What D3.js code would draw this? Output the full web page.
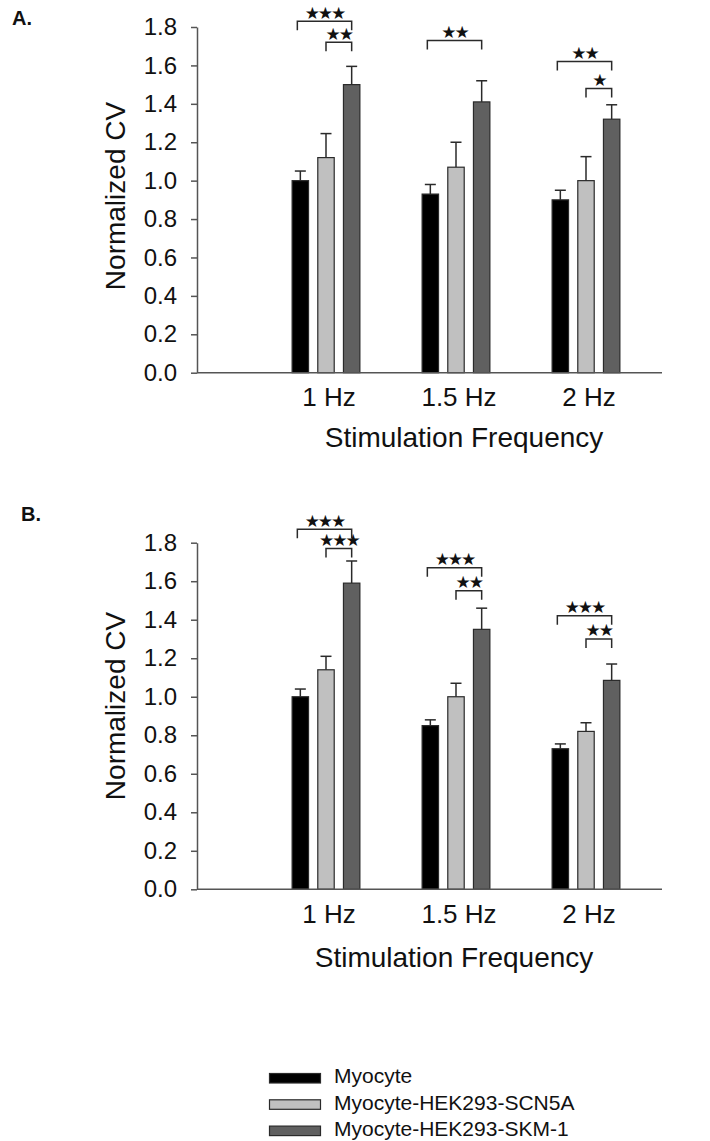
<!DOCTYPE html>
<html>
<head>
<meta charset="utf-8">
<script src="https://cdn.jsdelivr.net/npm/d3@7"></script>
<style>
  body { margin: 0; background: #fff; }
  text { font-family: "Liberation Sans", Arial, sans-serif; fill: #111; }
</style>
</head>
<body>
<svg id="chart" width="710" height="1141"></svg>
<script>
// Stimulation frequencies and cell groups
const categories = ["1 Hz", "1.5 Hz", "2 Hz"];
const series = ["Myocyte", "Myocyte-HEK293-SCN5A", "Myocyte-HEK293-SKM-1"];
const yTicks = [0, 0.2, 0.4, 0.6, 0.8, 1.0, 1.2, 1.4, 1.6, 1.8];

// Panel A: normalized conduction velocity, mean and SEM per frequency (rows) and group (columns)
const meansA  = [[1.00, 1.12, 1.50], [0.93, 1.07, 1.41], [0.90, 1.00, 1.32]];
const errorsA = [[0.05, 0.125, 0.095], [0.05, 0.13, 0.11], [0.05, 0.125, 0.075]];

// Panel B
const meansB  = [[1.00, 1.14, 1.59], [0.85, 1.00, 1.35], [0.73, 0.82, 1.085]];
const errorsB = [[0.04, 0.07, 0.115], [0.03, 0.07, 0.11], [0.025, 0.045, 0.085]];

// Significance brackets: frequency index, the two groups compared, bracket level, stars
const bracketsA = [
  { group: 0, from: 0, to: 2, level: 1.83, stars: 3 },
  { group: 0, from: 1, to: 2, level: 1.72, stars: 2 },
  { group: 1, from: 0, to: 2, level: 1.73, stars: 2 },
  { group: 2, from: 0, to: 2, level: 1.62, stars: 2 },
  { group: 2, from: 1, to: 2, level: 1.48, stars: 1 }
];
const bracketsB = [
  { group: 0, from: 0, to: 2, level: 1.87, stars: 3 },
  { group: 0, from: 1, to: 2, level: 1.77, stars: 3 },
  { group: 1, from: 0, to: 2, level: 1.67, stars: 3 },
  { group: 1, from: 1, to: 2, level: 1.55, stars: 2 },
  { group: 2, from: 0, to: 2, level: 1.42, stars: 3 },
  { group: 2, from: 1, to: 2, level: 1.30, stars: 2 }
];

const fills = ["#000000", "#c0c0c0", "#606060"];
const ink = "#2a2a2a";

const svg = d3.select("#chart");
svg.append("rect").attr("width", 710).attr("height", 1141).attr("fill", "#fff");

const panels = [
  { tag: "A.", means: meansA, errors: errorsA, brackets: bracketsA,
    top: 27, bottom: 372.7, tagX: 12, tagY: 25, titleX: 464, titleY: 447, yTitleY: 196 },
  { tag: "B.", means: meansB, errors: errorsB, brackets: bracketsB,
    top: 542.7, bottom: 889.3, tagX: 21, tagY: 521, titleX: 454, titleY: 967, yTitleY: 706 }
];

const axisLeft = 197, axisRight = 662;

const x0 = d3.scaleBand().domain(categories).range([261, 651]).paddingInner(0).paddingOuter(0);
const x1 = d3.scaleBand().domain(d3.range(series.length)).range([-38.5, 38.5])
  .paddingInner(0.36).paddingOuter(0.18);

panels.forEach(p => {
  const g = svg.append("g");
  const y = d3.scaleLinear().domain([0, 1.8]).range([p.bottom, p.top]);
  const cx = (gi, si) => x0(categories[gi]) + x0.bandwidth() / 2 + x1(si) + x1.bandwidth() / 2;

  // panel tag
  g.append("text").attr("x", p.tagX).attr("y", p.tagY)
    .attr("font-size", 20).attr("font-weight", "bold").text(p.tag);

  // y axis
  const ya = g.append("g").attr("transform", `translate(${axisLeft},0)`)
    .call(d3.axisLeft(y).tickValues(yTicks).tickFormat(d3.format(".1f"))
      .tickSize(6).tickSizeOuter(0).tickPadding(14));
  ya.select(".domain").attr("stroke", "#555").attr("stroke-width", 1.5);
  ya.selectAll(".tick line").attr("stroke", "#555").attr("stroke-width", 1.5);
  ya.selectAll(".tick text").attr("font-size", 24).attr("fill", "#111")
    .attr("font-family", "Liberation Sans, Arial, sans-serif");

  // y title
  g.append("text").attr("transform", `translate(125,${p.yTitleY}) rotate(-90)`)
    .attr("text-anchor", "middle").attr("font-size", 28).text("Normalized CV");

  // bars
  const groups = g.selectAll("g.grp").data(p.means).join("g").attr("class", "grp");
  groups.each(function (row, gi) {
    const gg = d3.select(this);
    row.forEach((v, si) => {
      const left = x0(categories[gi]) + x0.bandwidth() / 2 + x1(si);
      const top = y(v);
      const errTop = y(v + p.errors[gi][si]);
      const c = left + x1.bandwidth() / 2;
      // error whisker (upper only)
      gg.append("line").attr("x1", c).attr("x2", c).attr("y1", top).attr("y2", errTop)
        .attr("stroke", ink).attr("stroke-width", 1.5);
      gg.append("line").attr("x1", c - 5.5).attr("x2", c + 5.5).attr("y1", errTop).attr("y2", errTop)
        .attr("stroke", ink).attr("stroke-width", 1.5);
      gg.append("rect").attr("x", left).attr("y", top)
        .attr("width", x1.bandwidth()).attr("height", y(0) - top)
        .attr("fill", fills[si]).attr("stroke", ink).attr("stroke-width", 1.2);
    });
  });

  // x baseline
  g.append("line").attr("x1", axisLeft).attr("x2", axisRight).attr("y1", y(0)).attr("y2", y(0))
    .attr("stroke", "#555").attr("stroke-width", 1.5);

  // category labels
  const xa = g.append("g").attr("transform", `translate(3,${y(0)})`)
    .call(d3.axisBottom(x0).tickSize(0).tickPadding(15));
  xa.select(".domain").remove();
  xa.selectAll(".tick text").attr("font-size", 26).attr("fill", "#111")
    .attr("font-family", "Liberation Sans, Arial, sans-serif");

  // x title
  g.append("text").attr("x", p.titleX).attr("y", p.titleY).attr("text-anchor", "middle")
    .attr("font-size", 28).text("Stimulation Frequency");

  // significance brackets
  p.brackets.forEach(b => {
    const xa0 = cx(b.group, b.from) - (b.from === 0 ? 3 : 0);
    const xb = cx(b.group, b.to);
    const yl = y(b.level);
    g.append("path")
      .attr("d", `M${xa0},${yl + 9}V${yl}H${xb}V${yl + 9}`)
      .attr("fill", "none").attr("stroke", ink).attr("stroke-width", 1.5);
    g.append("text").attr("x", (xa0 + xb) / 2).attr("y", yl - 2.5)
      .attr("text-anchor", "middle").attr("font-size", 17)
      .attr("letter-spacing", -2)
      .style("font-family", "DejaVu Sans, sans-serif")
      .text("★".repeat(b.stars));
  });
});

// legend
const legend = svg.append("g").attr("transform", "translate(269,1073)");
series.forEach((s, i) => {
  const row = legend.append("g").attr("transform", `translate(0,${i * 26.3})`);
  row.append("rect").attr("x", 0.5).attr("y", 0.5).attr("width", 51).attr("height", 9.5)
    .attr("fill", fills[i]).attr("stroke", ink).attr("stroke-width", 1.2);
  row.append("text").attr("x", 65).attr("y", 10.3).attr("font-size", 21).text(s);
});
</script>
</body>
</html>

▶ [AIM OF THE TASK] Every line of the data should be copied as it stands, without the images.

▶ [CORRECT RESPONSE]
What D3.js code would draw this? Output the full web page.
<!DOCTYPE html>
<html>
<head>
<meta charset="utf-8">
<script src="https://cdn.jsdelivr.net/npm/d3@7"></script>
<style>
  body { margin: 0; background: #fff; }
  text { font-family: "Liberation Sans", Arial, sans-serif; fill: #111; }
</style>
</head>
<body>
<svg id="chart" width="710" height="1141"></svg>
<script>
// Stimulation frequencies and cell groups
const categories = ["1 Hz", "1.5 Hz", "2 Hz"];
const series = ["Myocyte", "Myocyte-HEK293-SCN5A", "Myocyte-HEK293-SKM-1"];
const yTicks = [0, 0.2, 0.4, 0.6, 0.8, 1.0, 1.2, 1.4, 1.6, 1.8];

// Panel A: normalized conduction velocity, mean and SEM per frequency (rows) and group (columns)
const meansA  = [[1.00, 1.12, 1.50], [0.93, 1.07, 1.41], [0.90, 1.00, 1.32]];
const errorsA = [[0.05, 0.125, 0.095], [0.05, 0.13, 0.11], [0.05, 0.125, 0.075]];

// Panel B
const meansB  = [[1.00, 1.14, 1.59], [0.85, 1.00, 1.35], [0.73, 0.82, 1.085]];
const errorsB = [[0.04, 0.07, 0.115], [0.03, 0.07, 0.11], [0.025, 0.045, 0.085]];

// Significance brackets: frequency index, the two groups compared, bracket level, stars
const bracketsA = [
  { group: 0, from: 0, to: 2, level: 1.83, stars: 3 },
  { group: 0, from: 1, to: 2, level: 1.72, stars: 2 },
  { group: 1, from: 0, to: 2, level: 1.73, stars: 2 },
  { group: 2, from: 0, to: 2, level: 1.62, stars: 2 },
  { group: 2, from: 1, to: 2, level: 1.48, stars: 1 }
];
const bracketsB = [
  { group: 0, from: 0, to: 2, level: 1.87, stars: 3 },
  { group: 0, from: 1, to: 2, level: 1.77, stars: 3 },
  { group: 1, from: 0, to: 2, level: 1.67, stars: 3 },
  { group: 1, from: 1, to: 2, level: 1.55, stars: 2 },
  { group: 2, from: 0, to: 2, level: 1.42, stars: 3 },
  { group: 2, from: 1, to: 2, level: 1.30, stars: 2 }
];

const fills = ["#000000", "#c0c0c0", "#606060"];
const ink = "#2a2a2a";

const svg = d3.select("#chart");
svg.append("rect").attr("width", 710).attr("height", 1141).attr("fill", "#fff");

const panels = [
  { tag: "A.", means: meansA, errors: errorsA, brackets: bracketsA,
    top: 27, bottom: 372.7, tagX: 12, tagY: 25, titleX: 464, titleY: 447, yTitleY: 196 },
  { tag: "B.", means: meansB, errors: errorsB, brackets: bracketsB,
    top: 542.7, bottom: 889.3, tagX: 21, tagY: 521, titleX: 454, titleY: 967, yTitleY: 706 }
];

const axisLeft = 197, axisRight = 662;

const x0 = d3.scaleBand().domain(categories).range([261, 651]).paddingInner(0).paddingOuter(0);
const x1 = d3.scaleBand().domain(d3.range(series.length)).range([-38.5, 38.5])
  .paddingInner(0.36).paddingOuter(0.18);

panels.forEach(p => {
  const g = svg.append("g");
  const y = d3.scaleLinear().domain([0, 1.8]).range([p.bottom, p.top]);
  const cx = (gi, si) => x0(categories[gi]) + x0.bandwidth() / 2 + x1(si) + x1.bandwidth() / 2;

  // panel tag
  g.append("text").attr("x", p.tagX).attr("y", p.tagY)
    .attr("font-size", 20).attr("font-weight", "bold").text(p.tag);

  // y axis
  const ya = g.append("g").attr("transform", `translate(${axisLeft},0)`)
    .call(d3.axisLeft(y).tickValues(yTicks).tickFormat(d3.format(".1f"))
      .tickSize(6).tickSizeOuter(0).tickPadding(14));
  ya.select(".domain").attr("stroke", "#555").attr("stroke-width", 1.5);
  ya.selectAll(".tick line").attr("stroke", "#555").attr("stroke-width", 1.5);
  ya.selectAll(".tick text").attr("font-size", 24).attr("fill", "#111")
    .attr("font-family", "Liberation Sans, Arial, sans-serif");

  // y title
  g.append("text").attr("transform", `translate(125,${p.yTitleY}) rotate(-90)`)
    .attr("text-anchor", "middle").attr("font-size", 28).text("Normalized CV");

  // bars
  const groups = g.selectAll("g.grp").data(p.means).join("g").attr("class", "grp");
  groups.each(function (row, gi) {
    const gg = d3.select(this);
    row.forEach((v, si) => {
      const left = x0(categories[gi]) + x0.bandwidth() / 2 + x1(si);
      const top = y(v);
      const errTop = y(v + p.errors[gi][si]);
      const c = left + x1.bandwidth() / 2;
      // error whisker (upper only)
      gg.append("line").attr("x1", c).attr("x2", c).attr("y1", top).attr("y2", errTop)
        .attr("stroke", ink).attr("stroke-width", 1.5);
      gg.append("line").attr("x1", c - 5.5).attr("x2", c + 5.5).attr("y1", errTop).attr("y2", errTop)
        .attr("stroke", ink).attr("stroke-width", 1.5);
      gg.append("rect").attr("x", left).attr("y", top)
        .attr("width", x1.bandwidth()).attr("height", y(0) - top)
        .attr("fill", fills[si]).attr("stroke", ink).attr("stroke-width", 1.2);
    });
  });

  // x baseline
  g.append("line").attr("x1", axisLeft).attr("x2", axisRight).attr("y1", y(0)).attr("y2", y(0))
    .attr("stroke", "#555").attr("stroke-width", 1.5);

  // category labels
  const xa = g.append("g").attr("transform", `translate(3,${y(0)})`)
    .call(d3.axisBottom(x0).tickSize(0).tickPadding(15));
  xa.select(".domain").remove();
  xa.selectAll(".tick text").attr("font-size", 26).attr("fill", "#111")
    .attr("font-family", "Liberation Sans, Arial, sans-serif");

  // x title
  g.append("text").attr("x", p.titleX).attr("y", p.titleY).attr("text-anchor", "middle")
    .attr("font-size", 28).text("Stimulation Frequency");

  // significance brackets
  p.brackets.forEach(b => {
    const xa0 = cx(b.group, b.from) - (b.from === 0 ? 3 : 0);
    const xb = cx(b.group, b.to);
    const yl = y(b.level);
    g.append("path")
      .attr("d", `M${xa0},${yl + 9}V${yl}H${xb}V${yl + 9}`)
      .attr("fill", "none").attr("stroke", ink).attr("stroke-width", 1.5);
    g.append("text").attr("x", (xa0 + xb) / 2).attr("y", yl - 2.5)
      .attr("text-anchor", "middle").attr("font-size", 17)
      .attr("letter-spacing", -2)
      .style("font-family", "DejaVu Sans, sans-serif")
      .text("★".repeat(b.stars));
  });
});

// legend
const legend = svg.append("g").attr("transform", "translate(269,1073)");
series.forEach((s, i) => {
  const row = legend.append("g").attr("transform", `translate(0,${i * 26.3})`);
  row.append("rect").attr("x", 0.5).attr("y", 0.5).attr("width", 51).attr("height", 9.5)
    .attr("fill", fills[i]).attr("stroke", ink).attr("stroke-width", 1.2);
  row.append("text").attr("x", 65).attr("y", 10.3).attr("font-size", 21).text(s);
});
</script>
</body>
</html>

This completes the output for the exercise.